## Supplied data:
Begin

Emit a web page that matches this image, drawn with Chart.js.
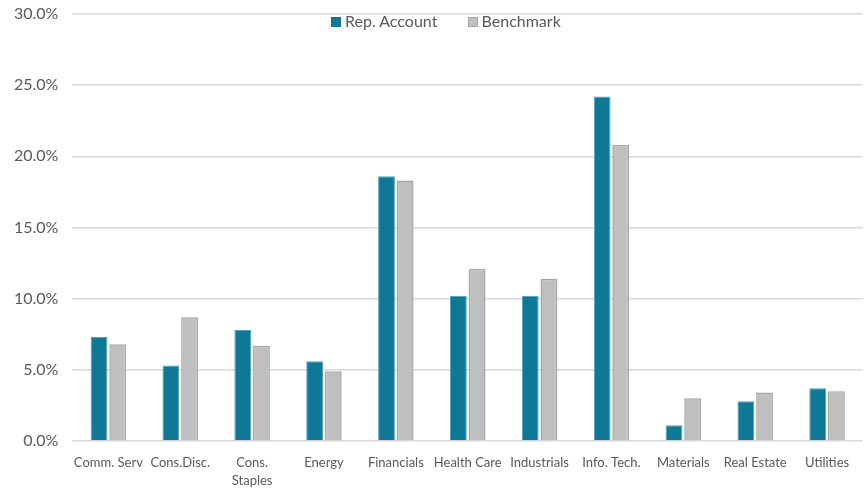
<!DOCTYPE html>
<html>
<head>
<meta charset="utf-8">
<script src="https://cdn.jsdelivr.net/npm/chart.js@4"></script>
<style>
  html, body { margin: 0; padding: 0; background: #fff; }
  #wrap { position: relative; width: 865px; height: 489px; }
  #legend { position: absolute; top: 11px; left: 331px; font-family: Lato, sans-serif; font-size: 16px; color: #595959; white-space: nowrap; }
  #legend span.box { display: inline-block; width: 10px; height: 10px; margin-right: 4px; vertical-align: 0px; box-sizing: border-box; }
  #legend span.item { margin-right: 26px; }
</style>
</head>
<body>
<div id="wrap">
  <canvas id="chart" width="865" height="489"></canvas>
  <div id="legend">
    <span class="item"><span class="box" style="background:#0E7896"></span>Rep. Account</span>
    <span class="item"><span class="box" style="background:#BFBFBF;border:1px solid #A5A5A5"></span>Benchmark</span>
  </div>
</div>
<script>
const sectors = ['Comm. Serv', 'Cons.Disc.', ['Cons.', 'Staples'], 'Energy', 'Financials', 'Health Care',
    'Industrials', 'Info. Tech.', 'Materials', 'Real Estate', 'Utilities'];
const repAccount = [7.3, 5.3, 7.8, 5.6, 18.6, 10.2, 10.2, 24.2, 1.1, 2.8, 3.7];
const benchmark = [6.8, 8.7, 6.7, 4.9, 18.3, 12.1, 11.4, 20.8, 3.0, 3.4, 3.5];

const context = document.getElementById('chart');
const sectorChart = new Chart(context, {
    type: 'bar',
    data: {
        labels: sectors,
        datasets: [{
            label: 'Rep. Account',
            data: repAccount,
            backgroundColor: '#0E7896',
            borderColor: '#4FA3BC',
            borderWidth: 1
        },
        {
            label: 'Benchmark',
            data: benchmark,
            backgroundColor: '#BFBFBF',
            borderColor: '#A5A5A5',
            borderWidth: 1.5
        }]
    },
    options: {
        responsive: false,
        animation: false,
        layout: { padding: { top: 0, right: 2, left: 0, bottom: 0 } },
        plugins: { legend: { display: false }, tooltip: { enabled: false } },
        datasets: { bar: { categoryPercentage: 0.52, barPercentage: 0.9 } },
        scales: {
            x: {
                grid: { display: false },
                border: { display: false },
                ticks: { color: '#595959', font: { family: 'Lato', size: 13, lineHeight: 1.35 }, maxRotation: 0, autoSkip: false, padding: 5 },
                afterFit: scale => { scale.height = 48; }
            },
            y: {
                min: 0,
                max: 30,
                grid: { color: '#D9D9D9', lineWidth: 1.5, drawTicks: false },
                border: { display: false },
                ticks: {
                    stepSize: 5,
                    padding: 14,
                    color: '#595959',
                    font: { family: 'Lato', size: 16, lineHeight: 1 },
                    callback: value => value.toFixed(1) + '%'
                },
                afterFit: scale => { scale.paddingTop = 14; scale.paddingBottom = 0; }
            }
        }
    }
});
</script>
</body>
</html>
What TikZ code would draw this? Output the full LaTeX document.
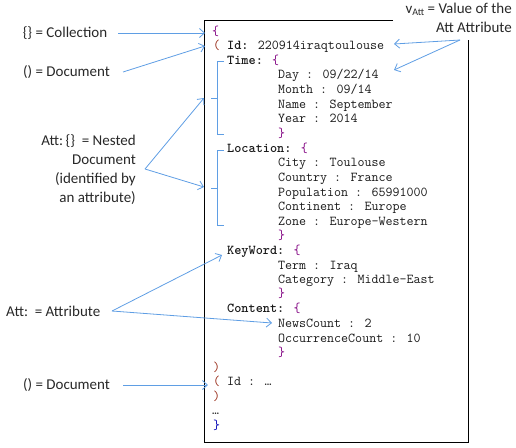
\documentclass[tikz,border=0pt]{standalone}
\usepackage{fontspec}
\setmainfont{Carlito}
\usetikzlibrary{arrows.meta}
\definecolor{arrowblue}{RGB}{95,158,228}
\definecolor{bracepurple}{RGB}{128,0,128}
\definecolor{parenred}{RGB}{150,40,20}
\definecolor{labelgray}{RGB}{40,40,40}
\newcommand{\bp}[1]{\textcolor{bracepurple}{#1}}
\newcommand{\pr}[1]{\textcolor{parenred}{#1}}
\begin{document}
\begin{tikzpicture}[x=1pt,y=-1pt,
  lbl/.style={font=\fontsize{15}{19}\selectfont, inner sep=0pt, text=labelgray},
  code/.style={font=\ttfamily\fontsize{13.6}{15}\selectfont, anchor=west, inner sep=0pt,
    text height=8.5pt, text depth=2.5pt, text=black!90},
  conn/.style={draw=arrowblue, line width=0.8pt, -{Straight Barb[length=5pt,width=9pt]}},
  brk/.style={draw=arrowblue, line width=0.8pt}]
\useasboundingbox (0,0) rectangle (516,447);

% box
\draw[line width=1pt] (393,20) -- (204,20) -- (204,442) -- (468,442) -- (468,40);

% code lines
\node[code] (c1)  at (212,32)  {\bp{\{}};
\node[code] (c2)  at (213,46)  {\pr{(} \textbf{Id:} 220914iraqtoulouse};
\node[code] (c3)  at (227,61)  {\textbf{Time:} \bp{\{}};
\node[code] (c4)  at (278,75)  {Day : 09/22/14};
\node[code] (c5)  at (278,90)  {Month : 09/14};
\node[code] (c6)  at (278,105) {Name : September};
\node[code] (c7)  at (278,119) {Year : 2014};
\node[code] (c8)  at (278,134) {\bp{\}}};
\node[code] (c9)  at (227,149) {\textbf{Location:} \bp{\{}};
\node[code] (c10) at (278,163) {City : Toulouse};
\node[code] (c11) at (278,178) {Country : France};
\node[code] (c12) at (278,193) {Population : 65991000};
\node[code] (c13) at (278,207) {Continent : Europe};
\node[code] (c14) at (278,222) {Zone : Europe-Western};
\node[code] (c15) at (278,236) {\bp{\}}};
\node[code] (c16) at (227,251) {\textbf{KeyWord:} \bp{\{}};
\node[code] (c17) at (278,266) {Term : Iraq};
\node[code] (c18) at (278,280) {Category : Middle-East};
\node[code] (c19) at (278,294) {\bp{\}}};
\node[code] (c20) at (227,309) {\textbf{Content:} \bp{\{}};
\node[code] (c21) at (278,324) {NewsCount : 2};
\node[code] (c22) at (278,339) {OccurrenceCount : 10};
\node[code] (c23) at (278,353) {\bp{\}}};
\node[code] (c24) at (213,368) {\pr{)}};
\node[code] (c25) at (213,382) {\pr{(} Id : \ldots};
\node[code] (c26) at (213,397) {\pr{)}};
\node[code] (c27) at (212,411) {\ldots};
\node[code] (c28) at (213,426) {\textcolor{blue!70!black}{\}}};

% brackets
\draw[brk] (224,61) -- (217,61) -- (217,134) -- (224,134);
\draw[brk] (217,98) -- (211,98);
\draw[brk] (224,150) -- (217,150) -- (217,225) -- (224,225);
\draw[brk] (217,188) -- (211,188);

% labels
\node[lbl] (l1) at (65,33) {\{\} = Collection};
\node[lbl] (l2) at (66.5,72) {() = Document};
\node[lbl, align=right, anchor=east] (l3) at (136,169.5) {Att:\,\{\}\ \ = Nested\\Document\\(identified by\\an attribute)};
\node[lbl, anchor=west] (l4) at (6,311) {Att:\ \ = Attribute};
\node[lbl] (l5) at (66.5,385) {() = Document};
\node[lbl, align=right, anchor=east] (l6) at (512,17.5) {v\raisebox{-0.35ex}{\fontsize{10}{10}\selectfont Att} = Value of the\\Att Attribute};

% connector points
\coordinate (s1) at (118,33);   \coordinate (t1) at (205,33);
\coordinate (s2) at (123,72);   \coordinate (t2) at (205,46);
\coordinate (s3) at (145,169);  \coordinate (t3a) at (204,98); \coordinate (t3b) at (204,187);
\coordinate (s4) at (112,311);  \coordinate (t4a) at (222,255); \coordinate (t4b) at (272,323);
\coordinate (s5) at (123,385);  \coordinate (t5) at (208,385);
\coordinate (s6) at (460,40);   \coordinate (t6a) at (394,44); \coordinate (t6b) at (394,70);

\draw[conn] (s1) -- (t1);
\draw[conn] (s2) -- (t2);
\draw[conn] (s3) -- (t3a);
\draw[conn] (s3) -- (t3b);
\draw[conn] (s4) -- (t4a);
\draw[conn] (s4) -- (t4b);
\draw[conn] (s5) -- (t5);
\draw[conn] (s6) -- (t6a);
\draw[conn] (s6) -- (t6b);
\end{tikzpicture}
\end{document}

End

## Task goal:
Leave out the pictures and restate, word for word, the lines from the top of the data through the line containing "3.0, 3.4, 3.5];", both included.

## Answer for this exercise:
Emit a web page that matches this image, drawn with Chart.js.
<!DOCTYPE html>
<html>
<head>
<meta charset="utf-8">
<script src="https://cdn.jsdelivr.net/npm/chart.js@4"></script>
<style>
  html, body { margin: 0; padding: 0; background: #fff; }
  #wrap { position: relative; width: 865px; height: 489px; }
  #legend { position: absolute; top: 11px; left: 331px; font-family: Lato, sans-serif; font-size: 16px; color: #595959; white-space: nowrap; }
  #legend span.box { display: inline-block; width: 10px; height: 10px; margin-right: 4px; vertical-align: 0px; box-sizing: border-box; }
  #legend span.item { margin-right: 26px; }
</style>
</head>
<body>
<div id="wrap">
  <canvas id="chart" width="865" height="489"></canvas>
  <div id="legend">
    <span class="item"><span class="box" style="background:#0E7896"></span>Rep. Account</span>
    <span class="item"><span class="box" style="background:#BFBFBF;border:1px solid #A5A5A5"></span>Benchmark</span>
  </div>
</div>
<script>
const sectors = ['Comm. Serv', 'Cons.Disc.', ['Cons.', 'Staples'], 'Energy', 'Financials', 'Health Care',
    'Industrials', 'Info. Tech.', 'Materials', 'Real Estate', 'Utilities'];
const repAccount = [7.3, 5.3, 7.8, 5.6, 18.6, 10.2, 10.2, 24.2, 1.1, 2.8, 3.7];
const benchmark = [6.8, 8.7, 6.7, 4.9, 18.3, 12.1, 11.4, 20.8, 3.0, 3.4, 3.5];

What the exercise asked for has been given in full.